Magellan and the crew members returned briefly to their ships to retrieve the cross, and then made an exhausting ascent to the summit of the highest mountain in the area. “After the cross was erected in position, each of us repeated a Pater Noster and an Ave Maria, and adored the cross; and the kings did the same. Then we descended through their cultivated fields, and went to the place where the balanghai was. The kings had some coconuts brought in so that we might refresh ourselves.”

Considering his work done, Magellan announced his intention to depart in the morning. Despite all the pigs and rice and wine the kings had bestowed on them, the Captain General declared he needed even more food, and the kings recommended the island of Cebu as a convenient place to forage. Magellan’s decision to sail on to Cebu troubled Pigafetta, who described it as “ill-fated.” But Cebu itself did not pose any danger to Magellan; rather, it was his determination to form an alliance with friendly local rulers by making war on their enemies. Looking for trouble, he was sure to find it eventually.

Magellan asked the king for local pilots to escort the fleet to Cebu, and the king happily complied, but in the morning, he asked “for love of him to wait two days until he should have his rice harvested and other trifles attended to. He asked the Captain General to send him some men to help him, so that it might be done sooner; and said that he intended to act as our pilot himself.” Magellan agreed, “But the kings ate and drank so much that they slept all day. Some said to excuse them that they were slightly sick.”

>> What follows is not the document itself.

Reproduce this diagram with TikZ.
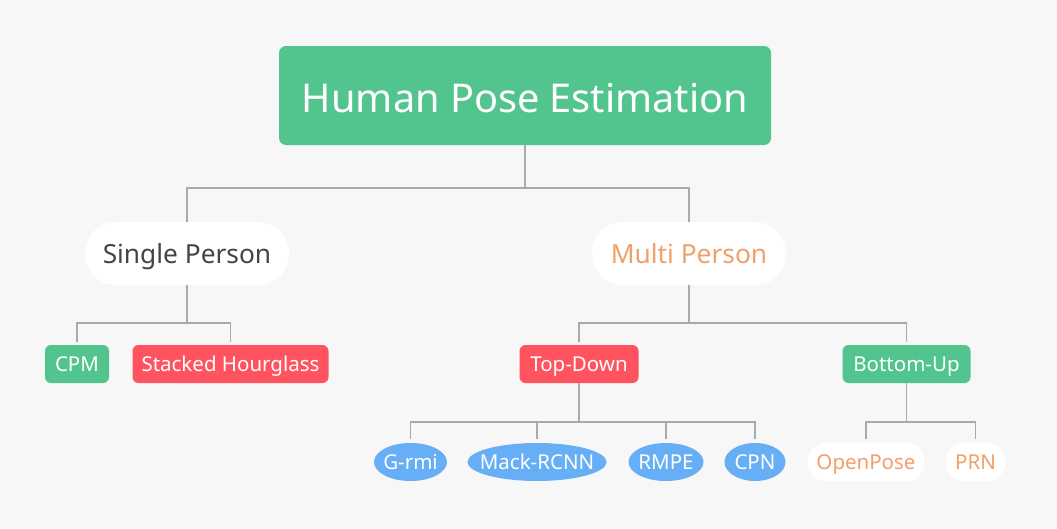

Their departure delayed for forty-eight hours, Magellan fell to trading with the islanders, but he immediately ran into obstacles. “One of those people brought us . . . rice and also eight or ten bananas fastened together to barter them for a knife which at the most was worth three catrini”—a Venetian coin of little value. “The Captain General, seeing that the native cared for nothing but a knife, called him to look at other things. He put his hand in his purse and wished to give him one real.” The native refused the valuable coin. “The Captain General showed him a ducado, but he would not accept that, either.” Magellan kept offering coins of increasing value, but met with the same reaction; the native “would take nothing but a knife.” Finally, Magellan relented and gave it to him. Later, when a crew member went ashore to fetch water, he was offered a large crown made of gold in exchange for “six strings of glass beads,” but Magellan blocked the trade, “so that the natives should learn that at the very beginning that we prized our merchandise more than their gold.” The gold was far more valuable than the glass beads, but Magellan did not want the islanders to know how precious the Europeans considered gold. He instructed his men to treat it as just another metal. The ruse worked, and the armada, trading iron for gold, pound for pound, acquired vast riches. The gold they had acquired so easily would be worth a fortune in Spain, but the spices Magellan expected to find were even more valuable than the gold.

The armada resumed its wanderings through the Philippine archipelago, dodging reefs so treacherous that even their native pilots hesitated. Along the way—it is impossible to know precisely where—they called at an island Pigafetta named Gatigan. Ashore, the crew members were fascinated by the profusion of bats; “flying foxes,” they called the creatures as they swooped low over the ships and darted into the dense jungle in search of their main nourishment, fruit. The flying foxes reached astonishing proportions; Pigafetta claimed that they were as large as eagles. The fearless sailors even captured one of the creatures and ate it. The bat flesh, he claimed, tasted like that of a fowl.